● Task instructions:
Everything from the line containing "Recreate this image" through the line containing "import * as" must be written out exactly, and nothing more; leave any pictures out.

· · · ·

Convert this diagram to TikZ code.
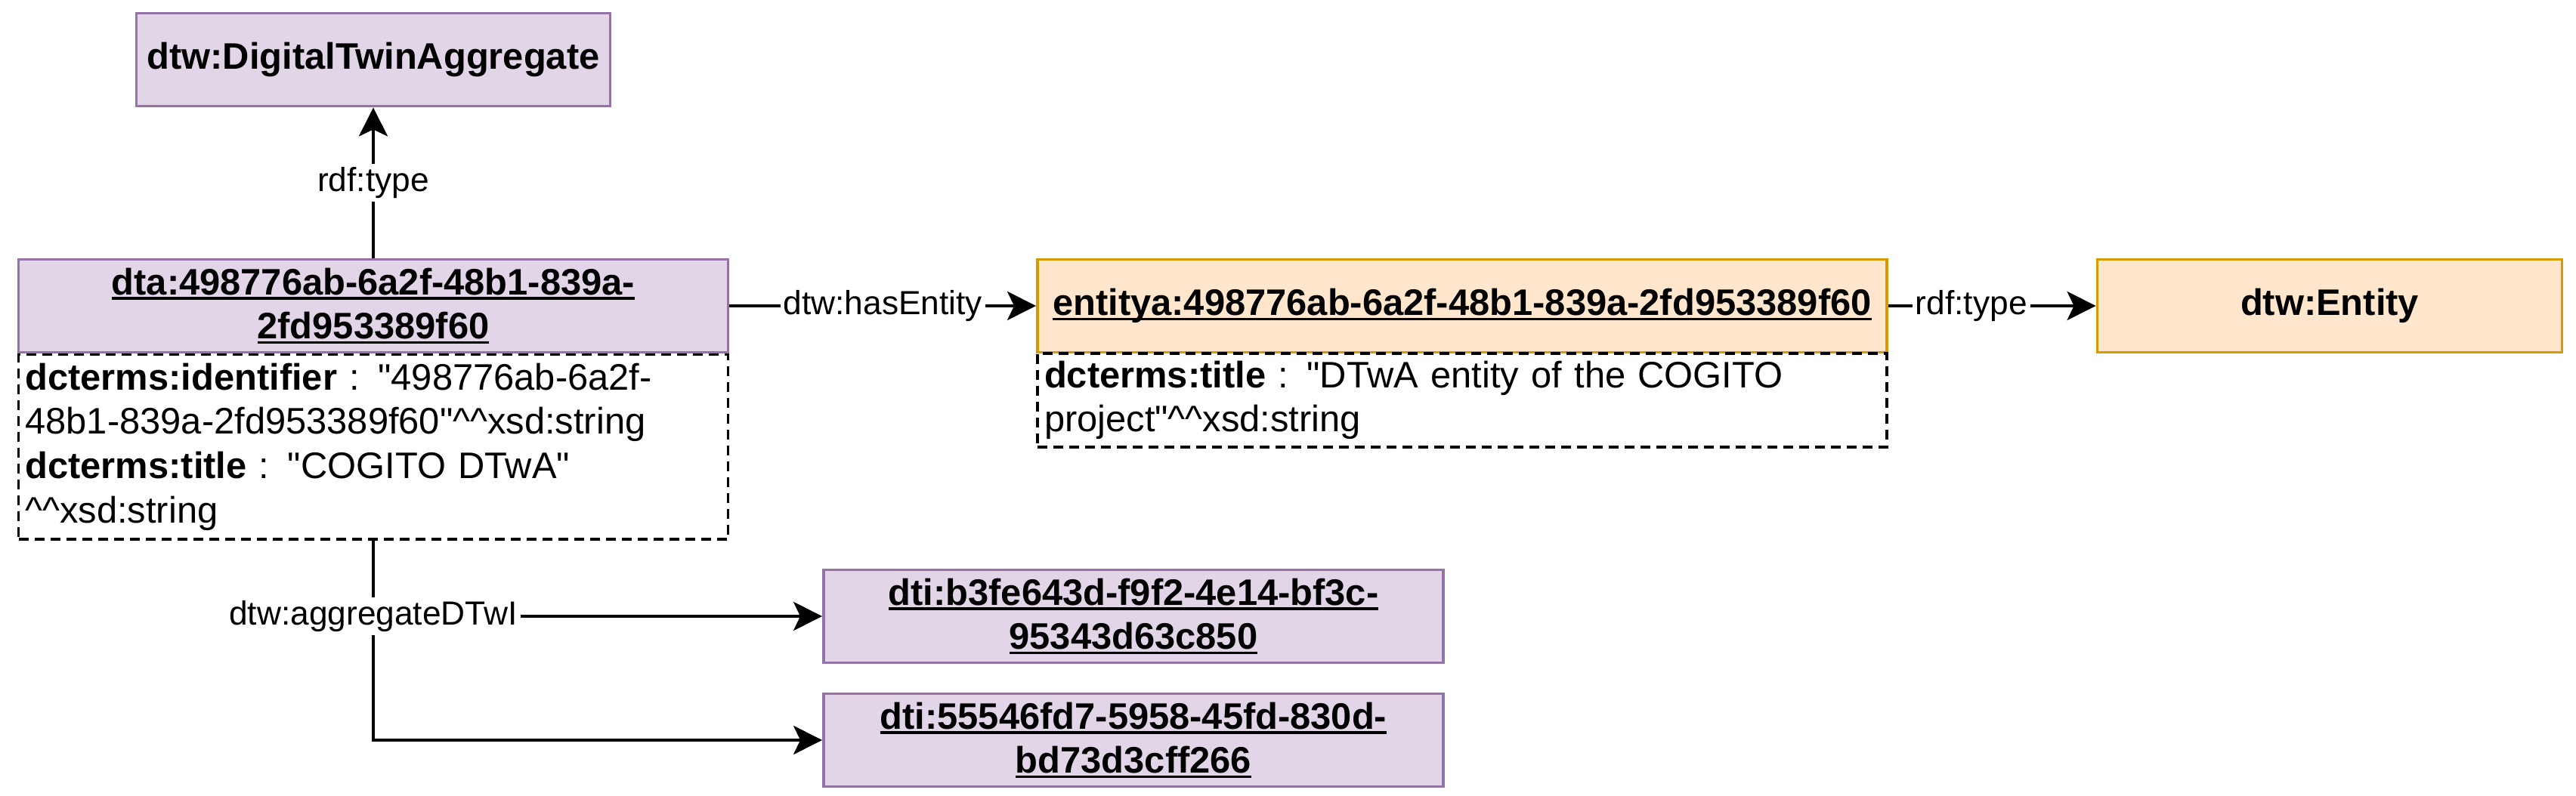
\documentclass[tikz,border=0pt]{standalone}
\usepackage{fontspec}
\setmainfont{Liberation Sans}
\usetikzlibrary{arrows.meta}

\definecolor{dtwpurple}{HTML}{E1D5E7}
\definecolor{dtwpurpleline}{HTML}{9673A6}
\definecolor{dtworange}{HTML}{FFE6CC}
\definecolor{dtworangeline}{HTML}{D79B00}

\newcommand{\hats}{\textasciicircum\textasciicircum}
\newcommand{\qq}{\textquotedbl}
\newcommand{\boxfont}{\fontsize{13.9pt}{16.7pt}\selectfont}
\newcommand{\lblfont}{\fontsize{12.6pt}{15pt}\selectfont}
\newsavebox{\dtwulbox}
\newcommand{\dtwul}[1]{\sbox{\dtwulbox}{#1}\rlap{\usebox{\dtwulbox}}\rule[-0.65mm]{\wd\dtwulbox}{1pt}}

\tikzset{
    purplebox/.style={draw=dtwpurpleline, fill=dtwpurple, line width=1.1pt, minimum height=12.3mm, align=center, font=\boxfont\bfseries, inner sep=0pt},
    orangebox/.style={draw=dtworangeline, fill=dtworange, line width=1.1pt, minimum height=12.3mm, align=center, font=\boxfont\bfseries, inner sep=0pt},
    propsbox/.style={draw, dash pattern=on 1.3mm off 0.8mm, line width=1.1pt, anchor=north, align=left, font=\boxfont, inner xsep=0.9mm, inner ysep=0pt},
    lbl/.style={fill=white, font=\lblfont, inner sep=0.4mm},
    link/.style={->, line width=1.2pt}
}

\begin{document}
\begin{tikzpicture}[x=0.1mm, y=-0.1mm, >={Stealth[length=3.8mm,width=3.8mm,inset=0.9mm]}]
    \useasboundingbox (0,0) rectangle (3409,1054);

    % aggregate and its properties
    \node[propsbox, text width=92.1mm, minimum height=24.5mm] (dtaprops) at (494,467)
        {\textbf{dcterms:identifier} : \qq 498776ab-6a2f-\\48b1-839a-2fd953389f60\qq\hats xsd:string\\\textbf{dcterms:title} : \qq COGITO DTwA\qq\\\hats xsd:string};
    \node[purplebox, minimum width=93.9mm] (dta) at (494,405) {\dtwul{dta:498776ab-6a2f-48b1-839a-}\\\dtwul{2fd953389f60}};
    \node[purplebox, minimum width=62.7mm] (agg) at (494,79) {dtw:DigitalTwinAggregate};

    % entity
    \node[orangebox, minimum width=112.4mm] (ent) at (1935,405) {\dtwul{entitya:498776ab-6a2f-48b1-839a-2fd953389f60}};
    \node[propsbox, text width=110.6mm, minimum height=12.4mm] (entprops) at (1935,466)
        {\textbf{dcterms:title} : \qq DTwA entity of the COGITO\\project\qq\hats xsd:string};
    \node[orangebox, minimum width=61.5mm] (entclass) at (3083,405) {dtw:Entity};

    % instances
    \node[purplebox, minimum width=82mm] (dti1) at (1500,816) {\dtwul{dti:b3fe643d-f9f2-4e14-bf3c-}\\\dtwul{95343d63c850}};
    \node[purplebox, minimum width=82mm] (dti2) at (1500,980) {\dtwul{dti:55546fd7-5958-45fd-830d-}\\\dtwul{bd73d3cff266}};

    \draw[link] (dta) -- (agg) node[lbl, midway] {rdf:type};
    \draw[link] (dta) -- (ent) node[lbl, midway] {dtw:hasEntity};
    \draw[link] (ent) -- (entclass) node[lbl, pos=0.4] {rdf:type};
    \draw[link] (dtaprops.south) |- (dti2.west);
    \draw[link] (dtaprops.south) |- (dti1.west) node[lbl, pos=0.5] {dtw:aggregateDTwI};
\end{tikzpicture}
\end{document}
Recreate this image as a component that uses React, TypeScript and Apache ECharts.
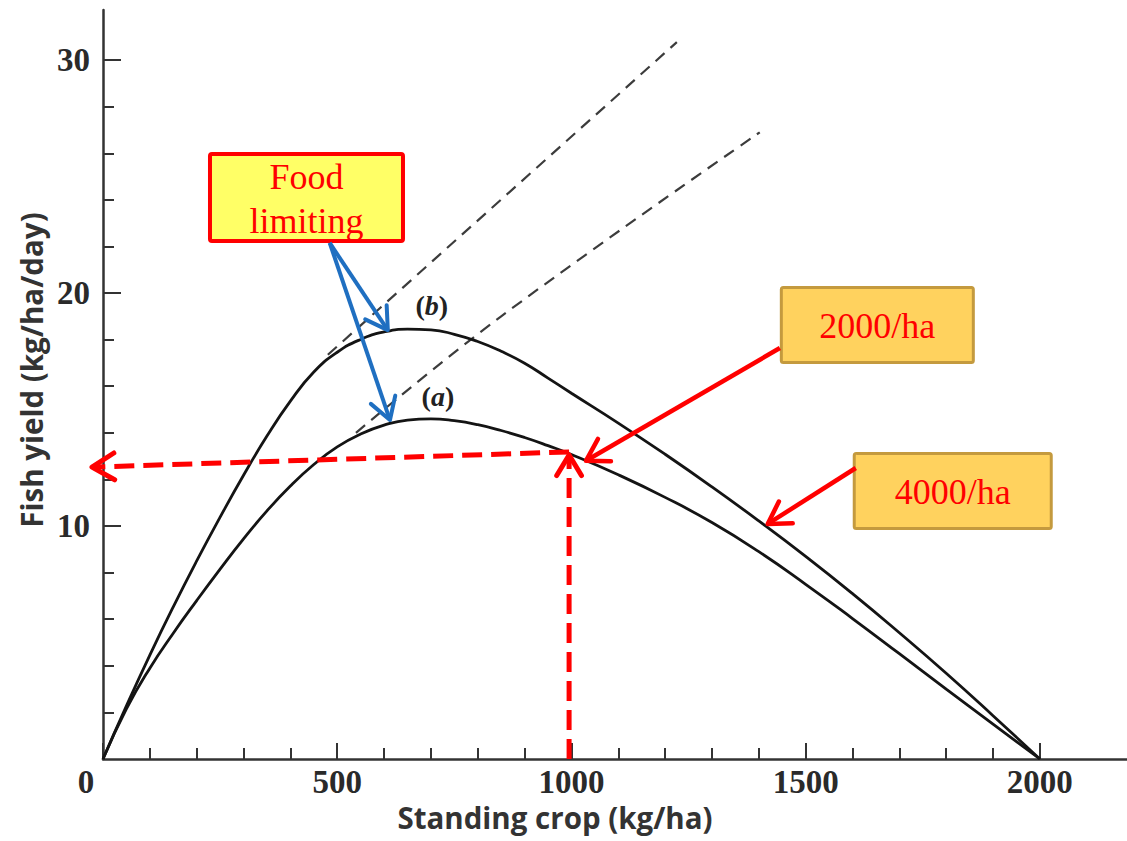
import React, { useEffect, useRef } from "react";
import * as echarts from "echarts";

// ---------------- data (read from the reference) ----------------
const standingCrop = [0, 50, 100, 150, 200, 250, 300, 350, 400, 450, 500, 550, 600, 650, 700, 750, 800, 850, 900, 950, 1000, 1100, 1200, 1300, 1400, 1500, 1600, 1700, 1800, 1900, 2000];
const yieldB = [0, 2.28, 4.46, 6.53, 8.5, 10.38, 12.18, 13.86, 15.36, 16.61, 17.46, 18.01, 18.33, 18.45, 18.42, 18.23, 17.92, 17.5, 16.99, 16.35, 15.7, 14.42, 13.08, 11.68, 10.22, 8.7, 7.1, 5.42, 3.68, 1.86, 0];
const yieldA = [0, 2.15, 3.9, 5.4, 6.8, 8.15, 9.45, 10.65, 11.72, 12.64, 13.4, 13.95, 14.33, 14.55, 14.6, 14.52, 14.35, 14.1, 13.8, 13.45, 13.07, 12.2, 11.23, 10.15, 8.9, 7.5, 6.03, 4.52, 3.0, 1.5, 0];

const dashCropB = [480, 1225];
const dashYieldB = [17.35, 30.77];
const dashCropA = [540, 850, 1402];
const dashYieldA = [14.0, 19.0, 26.9];

const xTickLabels = [0, 500, 1000, 1500, 2000];
const xMinorTicks = [100, 200, 300, 400, 500, 600, 700, 800, 900, 1000, 1100, 1200, 1300, 1400, 1500, 1600, 1700, 1800, 1900, 2000];
const yTickLabels = [10, 20, 30];
const yMinorTicks = [2, 4, 6, 8, 10, 12, 14, 16, 18, 20, 22, 24, 26, 28, 30];

const curveLetters = ["a", "b"];
const xTitle = "Standing crop (kg/ha)";
const yTitle = "Fish yield (kg/ha/day)";
const boxTexts = ["Food\nlimiting", "2000/ha", "4000/ha"];

// ---------------- annotation layout (data-space anchors) ----------------
const BLUE = "#1F6FC1";
const RED = "#FF0000";
const SERIF = '"Liberation Serif", "Times New Roman", serif';
const SANS = '"Open Sans", Lato, sans-serif';
const NUM_COLOR = "#2a2a2a";

const arrowDefs = [
  { from: [484, 22.15], to: [608, 18.41], color: BLUE, width: 4, dash: null as number[] | null, head: 25 },
  { from: [484, 22.15], to: [612.6, 14.55], color: BLUE, width: 4, dash: null, head: 25 },
  { from: [1445, 17.64], to: [1031, 12.8], color: RED, width: 4.5, dash: null, head: 25 },
  { from: [1607, 12.49], to: [1419, 10.09], color: RED, width: 4.5, dash: null, head: 25 },
  { from: [995, 13.18], to: [-23.5, 12.53], color: RED, width: 5, dash: [20, 9], head: 26 },
  { from: [995, 0], to: [995, 13.05], color: RED, width: 5, dash: [20, 9], head: 24 },
];

const boxDefs = [
  { at: [434.4, 24.1], w: 193, h: 87, fill: "#FFFF66", stroke: "#FF0000", lw: 4 },
  { at: [1653, 18.63], w: 192, h: 75, fill: "#FFD25E", stroke: "#C49A3E", lw: 3 },
  { at: [1814, 11.5], w: 197, h: 75, fill: "#FFD25E", stroke: "#C49A3E", lw: 3 },
];

const letterAnchors = [
  [715, 15.54],
  [702, 19.48],
];

const SPREAD = Math.PI / 5.8;

const renderArrow = (params: any, api: any) => {
  const d = arrowDefs[params.dataIndex];
  const p1 = api.coord([api.value(0), api.value(1)]);
  const p2 = api.coord([api.value(2), api.value(3)]);
  const ang = Math.atan2(p1[1] - p2[1], p1[0] - p2[0]);
  const L = d.head;
  const a = [p2[0] + L * Math.cos(ang + SPREAD), p2[1] + L * Math.sin(ang + SPREAD)];
  const b = [p2[0] + L * Math.cos(ang - SPREAD), p2[1] + L * Math.sin(ang - SPREAD)];
  return {
    type: "group",
    children: [
      {
        type: "line",
        shape: { x1: p1[0], y1: p1[1], x2: p2[0], y2: p2[1] },
        style: { stroke: d.color, lineWidth: d.width, lineDash: d.dash || null, lineCap: "butt", fill: null },
      },
      {
        type: "polyline",
        shape: { points: [a, p2, b] },
        style: { stroke: d.color, lineWidth: d.width, fill: null, lineJoin: "round", lineCap: "round" },
      },
    ],
  };
};

const renderBox = (params: any, api: any) => {
  const b = boxDefs[params.dataIndex];
  const c = api.coord([api.value(0), api.value(1)]);
  return {
    type: "group",
    children: [
      {
        type: "rect",
        shape: { x: c[0] - b.w / 2, y: c[1] - b.h / 2, width: b.w, height: b.h, r: 2 },
        style: { fill: b.fill, stroke: b.stroke, lineWidth: b.lw },
      },
      {
        type: "text",
        x: c[0],
        y: c[1] + 1,
        style: {
          text: boxTexts[params.dataIndex],
          fill: RED,
          fontFamily: SERIF,
          fontSize: 36,
          lineHeight: 44,
          align: "center",
          verticalAlign: "middle",
        },
      },
    ],
  };
};

const renderLetter = (params: any, api: any) => {
  const c = api.coord([api.value(0), api.value(1)]);
  const letter = curveLetters[params.dataIndex];
  return {
    type: "text",
    x: c[0],
    y: c[1],
    style: {
      text: `{p|(}{i|${letter}}{p|)}`,
      align: "center",
      verticalAlign: "middle",
      rich: {
        p: { fontFamily: SERIF, fontSize: 28, fontWeight: "bold", fill: "#222", color: "#222" },
        i: { fontFamily: SERIF, fontSize: 28, fontWeight: "bold", fontStyle: "italic", fill: "#222", color: "#222" },
      },
    },
  };
};

const numLabel = {
  fontFamily: SERIF,
  fontSize: 33,
  fontWeight: "bold" as const,
  color: NUM_COLOR,
};

const curveStyle = { color: "#141414", width: 2.8 };
const dashStyle = { color: "#3c3c3c", width: 2.2, type: [12, 8] };

const option: any = {
  animation: false,
  backgroundColor: "#ffffff",
  grid: { left: 103, right: 0, top: 10, bottom: 82, containLabel: false, outerBoundsMode: "none" },
  xAxis: [
    {
      type: "value",
      min: 0,
      max: 2186,
      position: "bottom",
      name: xTitle,
      nameLocation: "middle",
      nameGap: 43,
      nameTextStyle: { fontFamily: SANS, fontSize: 29.5, fontWeight: "bold", color: "#333", padding: [0, 120, 0, 0] },
      axisLine: { show: true, lineStyle: { color: "#333", width: 2.5 } },
      axisTick: { show: true, inside: true, length: 16, customValues: xTickLabels, lineStyle: { color: "#333", width: 2 } },
      axisLabel: {
        show: true,
        customValues: xTickLabels,
        margin: 6,
        ...numLabel,
        formatter: (v: number) => (v === 0 ? "{z|0}" : String(v)),
        rich: { z: { ...numLabel, padding: [0, 34, 0, 0] } },
      },
      splitLine: { show: false },
    },
    {
      type: "value",
      min: 0,
      max: 2186,
      position: "bottom",
      axisLine: { show: false },
      axisTick: { show: true, inside: true, length: 11, customValues: xMinorTicks, lineStyle: { color: "#333", width: 2 } },
      axisLabel: { show: false },
      splitLine: { show: false },
    },
  ],
  yAxis: [
    {
      type: "value",
      min: 0,
      max: 32.15,
      position: "left",
      name: yTitle,
      nameLocation: "middle",
      nameGap: 55,
      nameTextStyle: { fontFamily: SANS, fontSize: 29.5, fontWeight: "bold", color: "#333", padding: [0, 0, 0, 29] },
      axisLine: { show: true, lineStyle: { color: "#333", width: 2.5 } },
      axisTick: { show: true, inside: true, length: 18, customValues: yTickLabels, lineStyle: { color: "#333", width: 2 } },
      axisLabel: { show: true, customValues: yTickLabels, margin: 13, ...numLabel },
      splitLine: { show: false },
    },
    {
      type: "value",
      min: 0,
      max: 32.15,
      position: "left",
      axisLine: { show: false },
      axisTick: { show: true, inside: true, length: 11, customValues: yMinorTicks, lineStyle: { color: "#333", width: 2 } },
      axisLabel: { show: false },
      splitLine: { show: false },
    },
  ],
  series: [
    {
      name: "(b)",
      type: "line",
      data: standingCrop.map((x, i) => [x, yieldB[i]]),
      showSymbol: false,
      symbol: "none",
      smooth: 0.5,
      lineStyle: curveStyle,
      silent: true,
      z: 3,
    },
    {
      name: "(a)",
      type: "line",
      data: standingCrop.map((x, i) => [x, yieldA[i]]),
      showSymbol: false,
      symbol: "none",
      smooth: 0.5,
      lineStyle: curveStyle,
      silent: true,
      z: 3,
    },
    {
      name: "(b) food limiting",
      type: "line",
      data: dashCropB.map((x, i) => [x, dashYieldB[i]]),
      showSymbol: false,
      symbol: "none",
      lineStyle: dashStyle,
      silent: true,
      z: 2,
    },
    {
      name: "(a) food limiting",
      type: "line",
      data: dashCropA.map((x, i) => [x, dashYieldA[i]]),
      showSymbol: false,
      symbol: "none",
      smooth: 0.4,
      lineStyle: dashStyle,
      silent: true,
      z: 2,
    },
    {
      type: "custom",
      name: "letters",
      data: letterAnchors,
      renderItem: renderLetter,
      silent: true,
      z: 4,
    },
    {
      type: "custom",
      name: "boxes",
      data: boxDefs.map((b) => b.at),
      renderItem: renderBox,
      silent: true,
      z: 5,
    },
    {
      type: "custom",
      name: "arrows",
      data: arrowDefs.map((d) => [d.from[0], d.from[1], d.to[0], d.to[1]]),
      encode: { x: [0, 2], y: [1, 3] },
      renderItem: renderArrow,
      clip: false,
      silent: true,
      z: 6,
    },
  ],
};

export default function App() {
  const ref = useRef<HTMLDivElement>(null);
  useEffect(() => {
    if (!ref.current) return;
    const chart = echarts.init(ref.current, null, { renderer: "svg" });
    chart.setOption(option);
    return () => chart.dispose();
  }, []);
  return (
    <div
      ref={ref}
      style={{ position: "absolute", left: 0, top: 0, width: 1127, height: 841, background: "#fff" }}
    />
  );
}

· · · ·

● Task output:
Recreate this image as a component that uses React, TypeScript and Apache ECharts.
import React, { useEffect, useRef } from "react";
import * as echarts from "echarts";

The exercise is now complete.